==== Records

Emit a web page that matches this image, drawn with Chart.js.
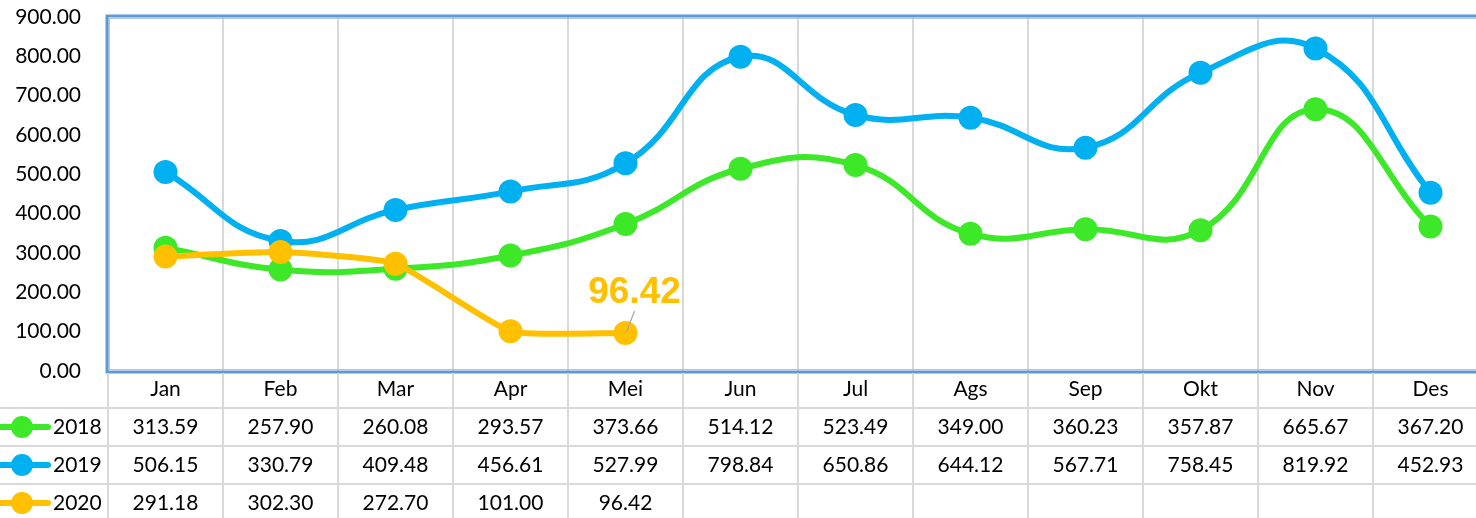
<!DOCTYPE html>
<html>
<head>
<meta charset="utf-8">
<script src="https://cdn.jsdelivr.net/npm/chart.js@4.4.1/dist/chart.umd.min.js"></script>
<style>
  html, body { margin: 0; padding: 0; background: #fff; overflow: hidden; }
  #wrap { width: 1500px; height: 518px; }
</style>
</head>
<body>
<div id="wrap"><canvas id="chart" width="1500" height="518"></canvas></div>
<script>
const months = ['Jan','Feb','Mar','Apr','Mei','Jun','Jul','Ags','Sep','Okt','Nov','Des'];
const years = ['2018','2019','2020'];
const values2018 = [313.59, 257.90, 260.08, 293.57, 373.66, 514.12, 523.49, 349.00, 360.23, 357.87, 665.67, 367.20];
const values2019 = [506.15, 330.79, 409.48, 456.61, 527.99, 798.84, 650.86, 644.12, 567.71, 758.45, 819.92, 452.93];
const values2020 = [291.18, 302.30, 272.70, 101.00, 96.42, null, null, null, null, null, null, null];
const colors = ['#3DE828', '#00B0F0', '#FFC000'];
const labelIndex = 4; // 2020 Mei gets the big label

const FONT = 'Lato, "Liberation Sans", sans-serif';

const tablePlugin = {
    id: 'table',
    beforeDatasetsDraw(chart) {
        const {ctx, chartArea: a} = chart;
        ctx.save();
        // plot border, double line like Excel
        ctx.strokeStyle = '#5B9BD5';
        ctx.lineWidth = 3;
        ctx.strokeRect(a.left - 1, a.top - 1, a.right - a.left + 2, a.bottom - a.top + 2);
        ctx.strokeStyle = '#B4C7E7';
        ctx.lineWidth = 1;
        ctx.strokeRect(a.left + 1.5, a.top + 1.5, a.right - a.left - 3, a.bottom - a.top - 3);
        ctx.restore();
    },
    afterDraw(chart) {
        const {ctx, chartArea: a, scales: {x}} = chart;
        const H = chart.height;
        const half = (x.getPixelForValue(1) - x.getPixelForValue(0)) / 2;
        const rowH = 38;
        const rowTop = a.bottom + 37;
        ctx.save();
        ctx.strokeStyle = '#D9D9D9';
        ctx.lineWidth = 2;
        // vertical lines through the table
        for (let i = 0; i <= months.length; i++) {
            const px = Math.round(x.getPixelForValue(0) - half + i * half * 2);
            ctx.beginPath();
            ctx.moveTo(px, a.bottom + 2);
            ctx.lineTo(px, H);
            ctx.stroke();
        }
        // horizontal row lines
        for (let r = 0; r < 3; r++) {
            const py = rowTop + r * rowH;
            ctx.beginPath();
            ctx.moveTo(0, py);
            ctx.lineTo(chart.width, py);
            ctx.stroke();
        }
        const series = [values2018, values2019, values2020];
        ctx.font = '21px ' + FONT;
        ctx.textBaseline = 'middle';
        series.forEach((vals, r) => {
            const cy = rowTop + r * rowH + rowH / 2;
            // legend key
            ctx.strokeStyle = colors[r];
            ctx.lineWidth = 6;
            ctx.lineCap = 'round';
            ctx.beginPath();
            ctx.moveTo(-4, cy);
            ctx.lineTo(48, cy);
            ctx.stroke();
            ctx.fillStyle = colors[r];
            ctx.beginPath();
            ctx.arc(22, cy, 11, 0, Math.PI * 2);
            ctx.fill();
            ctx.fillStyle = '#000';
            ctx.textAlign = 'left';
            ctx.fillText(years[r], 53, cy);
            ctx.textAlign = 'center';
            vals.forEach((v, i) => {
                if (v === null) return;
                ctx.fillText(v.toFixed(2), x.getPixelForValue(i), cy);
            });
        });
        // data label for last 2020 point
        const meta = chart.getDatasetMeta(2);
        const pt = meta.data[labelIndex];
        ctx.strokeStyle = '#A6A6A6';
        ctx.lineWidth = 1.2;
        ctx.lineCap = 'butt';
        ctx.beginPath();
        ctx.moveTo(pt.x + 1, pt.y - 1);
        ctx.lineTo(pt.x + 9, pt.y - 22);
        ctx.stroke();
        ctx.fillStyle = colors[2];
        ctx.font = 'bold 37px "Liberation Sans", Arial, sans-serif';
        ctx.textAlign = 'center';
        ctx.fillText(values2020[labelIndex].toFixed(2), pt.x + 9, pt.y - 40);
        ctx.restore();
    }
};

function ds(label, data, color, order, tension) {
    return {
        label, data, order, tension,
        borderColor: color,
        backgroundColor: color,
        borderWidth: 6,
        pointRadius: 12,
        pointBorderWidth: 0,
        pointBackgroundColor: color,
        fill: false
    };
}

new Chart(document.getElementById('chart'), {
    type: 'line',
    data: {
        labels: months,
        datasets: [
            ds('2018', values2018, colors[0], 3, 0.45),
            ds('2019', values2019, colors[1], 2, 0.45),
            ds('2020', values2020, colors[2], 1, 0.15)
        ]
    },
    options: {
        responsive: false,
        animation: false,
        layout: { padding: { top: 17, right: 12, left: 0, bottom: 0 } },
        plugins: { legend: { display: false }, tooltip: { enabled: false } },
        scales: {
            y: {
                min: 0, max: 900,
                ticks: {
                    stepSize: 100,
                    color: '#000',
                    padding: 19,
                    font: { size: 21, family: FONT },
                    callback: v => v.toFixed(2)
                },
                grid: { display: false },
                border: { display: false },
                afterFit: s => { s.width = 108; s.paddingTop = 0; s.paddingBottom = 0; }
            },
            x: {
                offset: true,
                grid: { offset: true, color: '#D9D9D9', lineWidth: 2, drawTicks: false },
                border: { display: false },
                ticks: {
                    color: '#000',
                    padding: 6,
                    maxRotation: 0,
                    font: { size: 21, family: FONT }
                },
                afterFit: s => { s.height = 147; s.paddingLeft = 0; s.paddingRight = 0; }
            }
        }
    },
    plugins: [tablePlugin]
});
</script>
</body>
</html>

========
==== Records

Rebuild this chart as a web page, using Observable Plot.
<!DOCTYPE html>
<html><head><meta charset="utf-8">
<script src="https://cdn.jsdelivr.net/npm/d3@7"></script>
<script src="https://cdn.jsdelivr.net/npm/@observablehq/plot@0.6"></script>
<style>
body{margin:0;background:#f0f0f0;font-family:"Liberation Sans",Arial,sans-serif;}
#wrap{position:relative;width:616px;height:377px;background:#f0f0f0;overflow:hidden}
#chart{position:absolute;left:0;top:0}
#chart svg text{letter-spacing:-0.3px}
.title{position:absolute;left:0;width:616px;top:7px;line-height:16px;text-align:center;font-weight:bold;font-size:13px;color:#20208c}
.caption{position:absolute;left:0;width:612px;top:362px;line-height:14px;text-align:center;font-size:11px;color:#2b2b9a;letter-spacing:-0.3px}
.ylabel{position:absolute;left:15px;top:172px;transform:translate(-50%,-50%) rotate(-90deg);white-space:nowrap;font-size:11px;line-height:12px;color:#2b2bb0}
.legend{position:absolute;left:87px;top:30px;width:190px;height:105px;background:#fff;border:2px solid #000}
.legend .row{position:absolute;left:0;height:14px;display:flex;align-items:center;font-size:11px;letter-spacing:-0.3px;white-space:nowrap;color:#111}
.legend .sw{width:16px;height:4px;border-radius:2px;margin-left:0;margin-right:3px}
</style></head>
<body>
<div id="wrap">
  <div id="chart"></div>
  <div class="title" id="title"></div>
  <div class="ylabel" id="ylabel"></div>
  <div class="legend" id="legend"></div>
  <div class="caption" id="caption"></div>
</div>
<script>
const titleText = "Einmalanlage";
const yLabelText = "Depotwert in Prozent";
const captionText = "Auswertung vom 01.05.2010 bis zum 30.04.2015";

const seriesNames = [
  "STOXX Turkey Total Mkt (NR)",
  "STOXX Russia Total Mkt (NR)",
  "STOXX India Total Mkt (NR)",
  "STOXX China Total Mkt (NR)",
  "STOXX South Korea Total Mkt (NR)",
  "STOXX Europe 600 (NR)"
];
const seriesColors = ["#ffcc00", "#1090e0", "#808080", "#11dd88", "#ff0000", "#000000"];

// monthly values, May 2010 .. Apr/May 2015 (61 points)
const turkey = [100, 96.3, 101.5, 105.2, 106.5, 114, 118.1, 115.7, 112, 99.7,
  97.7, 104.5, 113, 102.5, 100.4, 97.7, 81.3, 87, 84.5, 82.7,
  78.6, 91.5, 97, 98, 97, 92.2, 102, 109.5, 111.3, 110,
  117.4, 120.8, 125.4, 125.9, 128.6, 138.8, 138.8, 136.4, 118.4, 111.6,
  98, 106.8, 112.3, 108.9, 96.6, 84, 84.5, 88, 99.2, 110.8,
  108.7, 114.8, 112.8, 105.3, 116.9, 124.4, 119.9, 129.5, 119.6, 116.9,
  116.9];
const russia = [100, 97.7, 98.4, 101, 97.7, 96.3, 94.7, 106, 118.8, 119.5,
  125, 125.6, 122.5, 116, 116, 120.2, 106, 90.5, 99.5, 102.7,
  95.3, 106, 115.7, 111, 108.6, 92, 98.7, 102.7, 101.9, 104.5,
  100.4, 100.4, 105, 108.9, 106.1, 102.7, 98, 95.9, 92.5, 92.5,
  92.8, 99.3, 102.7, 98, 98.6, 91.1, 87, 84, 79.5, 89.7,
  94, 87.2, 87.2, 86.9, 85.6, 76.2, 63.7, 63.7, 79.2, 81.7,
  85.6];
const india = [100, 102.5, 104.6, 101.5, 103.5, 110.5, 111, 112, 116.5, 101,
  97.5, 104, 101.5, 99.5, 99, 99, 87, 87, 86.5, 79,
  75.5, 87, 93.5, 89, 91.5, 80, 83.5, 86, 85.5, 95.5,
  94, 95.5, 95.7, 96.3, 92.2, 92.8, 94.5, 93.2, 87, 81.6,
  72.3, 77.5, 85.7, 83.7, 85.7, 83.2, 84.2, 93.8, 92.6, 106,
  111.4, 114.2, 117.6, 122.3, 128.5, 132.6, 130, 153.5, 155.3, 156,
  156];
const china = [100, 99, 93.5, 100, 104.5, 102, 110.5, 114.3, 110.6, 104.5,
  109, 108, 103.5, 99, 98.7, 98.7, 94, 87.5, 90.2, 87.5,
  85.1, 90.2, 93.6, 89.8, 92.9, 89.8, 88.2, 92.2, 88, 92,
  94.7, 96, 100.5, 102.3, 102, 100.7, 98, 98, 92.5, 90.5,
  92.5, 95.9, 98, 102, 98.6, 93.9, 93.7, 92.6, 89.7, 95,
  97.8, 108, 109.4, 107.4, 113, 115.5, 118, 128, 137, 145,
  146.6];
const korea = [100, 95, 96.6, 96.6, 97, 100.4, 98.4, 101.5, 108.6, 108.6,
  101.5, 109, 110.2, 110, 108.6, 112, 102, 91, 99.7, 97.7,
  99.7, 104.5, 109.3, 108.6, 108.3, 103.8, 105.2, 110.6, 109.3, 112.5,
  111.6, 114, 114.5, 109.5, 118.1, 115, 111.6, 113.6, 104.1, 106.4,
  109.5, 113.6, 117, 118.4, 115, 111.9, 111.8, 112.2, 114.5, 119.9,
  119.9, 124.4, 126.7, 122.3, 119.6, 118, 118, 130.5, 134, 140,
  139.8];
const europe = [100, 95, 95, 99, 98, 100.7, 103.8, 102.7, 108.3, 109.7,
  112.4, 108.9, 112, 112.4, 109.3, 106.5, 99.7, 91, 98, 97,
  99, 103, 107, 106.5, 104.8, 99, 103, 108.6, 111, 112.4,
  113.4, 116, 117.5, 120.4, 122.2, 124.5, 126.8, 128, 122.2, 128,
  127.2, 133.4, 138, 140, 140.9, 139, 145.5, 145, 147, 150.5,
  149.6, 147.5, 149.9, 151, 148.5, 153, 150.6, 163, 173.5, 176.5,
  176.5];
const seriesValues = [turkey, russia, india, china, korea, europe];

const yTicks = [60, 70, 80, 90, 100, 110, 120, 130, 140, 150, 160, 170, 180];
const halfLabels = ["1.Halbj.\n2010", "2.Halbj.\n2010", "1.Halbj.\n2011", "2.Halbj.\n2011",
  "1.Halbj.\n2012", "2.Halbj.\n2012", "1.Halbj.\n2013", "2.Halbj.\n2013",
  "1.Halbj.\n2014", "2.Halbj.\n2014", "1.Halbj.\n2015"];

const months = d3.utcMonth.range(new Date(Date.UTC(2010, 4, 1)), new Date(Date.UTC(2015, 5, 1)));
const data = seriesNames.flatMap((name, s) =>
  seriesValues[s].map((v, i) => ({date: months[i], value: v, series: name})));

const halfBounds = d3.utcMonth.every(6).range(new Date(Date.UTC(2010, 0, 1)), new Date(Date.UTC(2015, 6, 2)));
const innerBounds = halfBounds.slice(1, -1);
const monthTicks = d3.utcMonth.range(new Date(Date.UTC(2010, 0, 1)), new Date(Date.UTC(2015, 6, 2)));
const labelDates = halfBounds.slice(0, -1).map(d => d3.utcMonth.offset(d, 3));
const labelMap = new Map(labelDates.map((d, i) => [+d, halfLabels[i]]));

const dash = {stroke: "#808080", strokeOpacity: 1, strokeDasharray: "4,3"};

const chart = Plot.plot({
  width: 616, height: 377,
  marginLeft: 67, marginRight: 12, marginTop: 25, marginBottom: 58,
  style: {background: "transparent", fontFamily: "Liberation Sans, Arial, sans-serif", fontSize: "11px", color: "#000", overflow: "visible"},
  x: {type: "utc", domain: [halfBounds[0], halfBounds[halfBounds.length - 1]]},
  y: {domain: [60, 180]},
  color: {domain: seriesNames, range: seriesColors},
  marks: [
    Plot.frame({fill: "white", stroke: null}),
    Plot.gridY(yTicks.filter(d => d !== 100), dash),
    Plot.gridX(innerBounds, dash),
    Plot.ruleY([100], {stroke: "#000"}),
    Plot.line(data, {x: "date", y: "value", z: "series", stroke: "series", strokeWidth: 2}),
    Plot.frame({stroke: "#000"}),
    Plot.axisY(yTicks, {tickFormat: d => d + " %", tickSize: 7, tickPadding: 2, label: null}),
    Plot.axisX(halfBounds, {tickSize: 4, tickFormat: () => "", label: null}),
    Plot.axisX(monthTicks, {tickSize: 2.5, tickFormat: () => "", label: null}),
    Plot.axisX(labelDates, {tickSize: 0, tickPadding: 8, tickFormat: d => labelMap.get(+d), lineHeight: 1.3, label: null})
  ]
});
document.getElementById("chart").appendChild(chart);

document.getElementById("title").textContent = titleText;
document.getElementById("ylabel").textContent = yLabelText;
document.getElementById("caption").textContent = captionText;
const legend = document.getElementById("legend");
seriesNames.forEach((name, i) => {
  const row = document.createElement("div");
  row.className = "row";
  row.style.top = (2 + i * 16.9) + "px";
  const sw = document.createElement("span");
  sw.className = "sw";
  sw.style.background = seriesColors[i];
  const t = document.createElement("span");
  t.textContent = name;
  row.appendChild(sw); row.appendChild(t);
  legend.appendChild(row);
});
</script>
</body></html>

========

◆ **Work to do**:
For this exercise, gather every line of the data that contains the word "page".

◆ **Complete answer**:
Emit a web page that matches this image, drawn with Chart.js.
Rebuild this chart as a web page, using Observable Plot.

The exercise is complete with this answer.